The Governor, Emmanuel Tumusiime Mutebile, said the decline in headline inflation and core inflation from 3.3% and 3% last December to 3% and 2.6% in January 2018 respectively triggered the lowering of the policy rate.
The CBR is used as part of monetary policy instruments to give direction to commercial bank lending rates for a particular period of time.
"Given the objective of keeping inflation close to the target and the estimated spare capacity in the economy, a cautious easing of monetary policy is warranted to further boost private sector credit growth and to strengthen the economic growth momentum," Mutebile said.

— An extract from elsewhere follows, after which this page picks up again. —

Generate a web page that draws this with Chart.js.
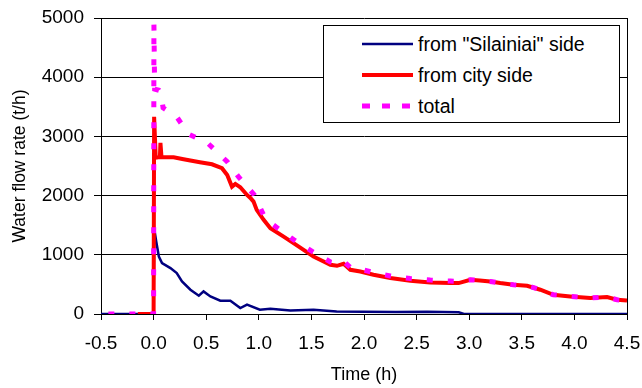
<!DOCTYPE html>
<html>
<head>
<meta charset="utf-8">
<script src="https://cdn.jsdelivr.net/npm/chart.js@4/dist/chart.umd.min.js"></script>
<style>
  body { margin: 0; background: #fff; }
  #wrap { position: relative; width: 642px; height: 388px; }
  #legend {
    position: absolute; left: 323px; top: 25px; width: 295px; height: 96px;
    border: 1px solid #000; background: #fff;
    font-family: Arial, "Liberation Sans", sans-serif; font-size: 19.5px; color: #000;
  }
  .row { position: absolute; left: 38px; height: 24px; display: flex; align-items: center; white-space: nowrap; }
  .row svg { margin-right: 5px; }
</style>
</head>
<body>
<div id="wrap">
  <canvas id="chart" width="642" height="388"></canvas>
  <div id="legend"></div>
</div>
<script>
// Time axis ticks (h)
const xMin = -0.5, xMax = 4.5, xStep = 0.5;
const yMin = 0, yMax = 5000, yStep = 1000;

// from "Silainiai" side
const silainiaiX = [-0.5, 0, 0.005, 0.025, 0.05, 0.08, 0.16, 0.22, 0.27, 0.35, 0.43, 0.475, 0.54, 0.634, 0.73, 0.824, 0.888, 1.01, 1.11, 1.3, 1.52, 1.74, 2.0, 2.3, 2.6, 2.9, 2.95, 4.5];
const silainiaiY = [0, 0, 1450, 1224, 971, 860, 775, 691, 550, 410, 309, 381, 297, 224, 224, 101, 157, 72, 89, 61, 72, 44, 40, 35, 40, 30, 0, 0];

// from city side
const cityX = [-0.15, 0, 0.005, 0.02, 0.06, 0.065, 0.075, 0.19, 0.285, 0.44, 0.555, 0.65, 0.70, 0.745, 0.777, 0.824, 0.888, 0.92, 0.95, 0.98, 1.046, 1.11, 1.236, 1.33, 1.426, 1.52, 1.616, 1.68, 1.743, 1.806, 1.87, 1.965, 2.09, 2.25, 2.44, 2.63, 2.82, 2.9, 3.01, 3.1, 3.2, 3.295, 3.42, 3.55, 3.676, 3.80, 3.96, 4.15, 4.31, 4.405, 4.5];
const cityY = [0, 0, 3330, 2640, 2650, 2890, 2650, 2647, 2613, 2563, 2529, 2462, 2349, 2151, 2197, 2141, 2011, 1960, 1899, 1758, 1590, 1450, 1308, 1197, 1084, 971, 887, 831, 814, 848, 747, 718, 663, 607, 561, 533, 522, 522, 578, 567, 550, 522, 494, 477, 410, 325, 297, 270, 287, 241, 229];

// total
const totalX = [-0.43, 0, 0.003, 0.01, 0.05, 0.07, 0.09, 0.22, 0.33, 0.51, 0.70, 0.81, 0.957, 1.046, 1.11, 1.236, 1.33, 1.426, 1.52, 1.616, 1.68, 1.743, 1.806, 1.87, 1.965, 2.09, 2.25, 2.44, 2.63, 2.82, 2.9, 3.01, 3.1, 3.2, 3.295, 3.42, 3.55, 3.676, 3.80, 3.96, 4.15, 4.31, 4.405, 4.5];
const totalY = [0, 0, 4900, 3800, 3780, 3726, 3483, 3331, 3040, 2893, 2573, 2310, 2011, 1670, 1540, 1378, 1257, 1149, 1043, 947, 881, 858, 891, 789, 758, 701, 643, 599, 573, 557, 552, 578, 567, 550, 522, 494, 477, 410, 325, 297, 270, 287, 241, 229];

const toPoints = (xs, ys) => xs.map((x, i) => ({ x: x, y: ys[i] }));

const datasets = [
  { label: 'from "Silainiai" side', data: toPoints(silainiaiX, silainiaiY), borderColor: '#000080', borderWidth: 2.5, order: 2 },
  { label: 'from city side', data: toPoints(cityX, cityY), borderColor: '#ff0000', borderWidth: 4, order: 1 },
  { label: 'total', data: toPoints(totalX, totalY), borderColor: '#ff00ff', borderWidth: 5, borderDash: [6, 15], order: 0 }
];

Chart.defaults.font.family = 'Arial, "Liberation Sans", sans-serif';
Chart.defaults.font.size = 19;
Chart.defaults.color = '#000';

// right border of the plot area
const frame = {
  id: 'frame',
  afterDraw(chart) {
    const { ctx, chartArea } = chart;
    ctx.save();
    ctx.strokeStyle = '#000';
    ctx.lineWidth = 1;
    ctx.beginPath();
    ctx.moveTo(chartArea.right + 0.5, chartArea.top);
    ctx.lineTo(chartArea.right + 0.5, chartArea.bottom);
    ctx.stroke();
    ctx.restore();
  }
};

new Chart(document.getElementById('chart'), {
  type: 'line',
  data: { datasets: datasets },
  options: {
    responsive: false,
    animation: false,
    layout: { padding: { top: 18, right: 15, left: 0, bottom: 0 } },
    elements: { point: { radius: 0 }, line: { tension: 0, fill: false } },
    plugins: { legend: { display: false }, tooltip: { enabled: false } },
    scales: {
      x: {
        type: 'linear',
        min: xMin, max: xMax,
        ticks: { stepSize: xStep, padding: 12, callback: v => v.toFixed(1), maxRotation: 0 },
        grid: { drawOnChartArea: false, drawTicks: true, tickLength: 6, color: '#000' },
        border: { color: '#000', width: 1 },
        title: { display: true, text: 'Time (h)', font: { size: 18 }, padding: { top: 4, bottom: 2 } },
        afterFit: s => { s.height = 74; s.paddingLeft = 0; s.paddingRight = 0; }
      },
      y: {
        min: yMin, max: yMax,
        ticks: { stepSize: yStep, padding: 10, callback: v => String(v) },
        grid: { color: '#000', drawTicks: true, tickLength: 7 },
        border: { color: '#000', width: 1 },
        title: { display: true, text: 'Water flow rate (t/h)', font: { size: 17.5 }, padding: { top: 10, bottom: 4 } },
        afterFit: s => { s.width = 101; s.paddingTop = 0; s.paddingBottom = 0; }
      }
    }
  },
  plugins: [frame]
});

// legend
const legend = document.getElementById('legend');
datasets.forEach((d, i) => {
  const row = document.createElement('div');
  row.className = 'row';
  row.style.top = (6 + i * 31) + 'px';
  const dash = d.borderDash ? 'stroke-dasharray="8,12"' : '';
  row.innerHTML = `<svg width="51" height="8"><line x1="0" y1="4" x2="51" y2="4" stroke="${d.borderColor}" stroke-width="${d.borderWidth}" ${dash}/></svg><span>${d.label}</span>`;
  legend.appendChild(row);
});
</script>
</body>
</html>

The 9% rate is the lowest since 2011 when Inflation Targeting Lite (ITL) was introduced to tame inflation that had jumped to 30%, the highest since 1993. The highest point, the CBR has been was 23% at the end of 2011.
Meanwhile, Mutebile said there are indications of a revival in private investment activity reflected in the recovery of foreign direct investment, which grew by 18.5 % in 2017 compared to a decline of 30.5% in 2016; improvement in shilling credit extension recorded at 10.8% in December 2017 compared to 7.9% in December 2016; and increased imports of raw materials and capital goods, which grew by 17.4% compared to a decline of 21.1% in the period under review.
He said economic growth for FY2017/18 is projected to be in the range of 5.0-5.5%, signalling a positive payoff for the current stimulatory monetary policy. Many banks have recently announced reductions in interest rates with the average lending rate now quoted as 20%.